BRAKES ARE NOT SHORT OF AIR
To adapt the cars to the unusual conditions of a high-altitude circuit, all teams have changed their cars, some more or less profound.
“Generally speaking, at higher altitudes we get fewer air molecules, so there is less oxygen going into the engine, which produces less power,” says Bob Bell, Technology Director at Renault’s. “With these hybrid engines with turbochargers, the turbos have to spin a bit faster, work a bit harder to pump the same amount of air in the engine. We also have to open up the cooling a bit more to get more air in through the radiators and the brake ducts.
“So it is all about managing the cooling of the various parts of the car and it's about dealing with the fact that the engines are going to be working a little bit harder to deliver the same amount of power.

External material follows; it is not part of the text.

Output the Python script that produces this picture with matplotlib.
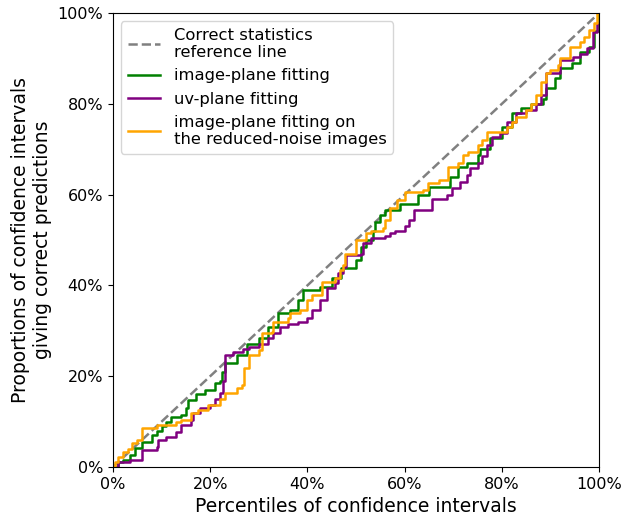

“The fact that there are fewer air molecules around affects both drag and downforce. When we select a certain level of downforce and drag for a circuit, we think about the right balance between those drag and downforce figures. However, when you fewer air molecules, it tends to affect both equally, so it does not really affect that decision-making process. We just change a number in the simulation and we find that we get the same sort of answers.”
The size of the brake ducts has therefore been increased. As the air is less dense at 2285 meters above sea level, more air is needed to cool the carbon discs, both front and rear.
As seen above, the Renault engineers have increased the brake ducts in size when compared to the ones used in the US (compare the white arrows) and have removed the covers that partially closed the openings (yellow arrows).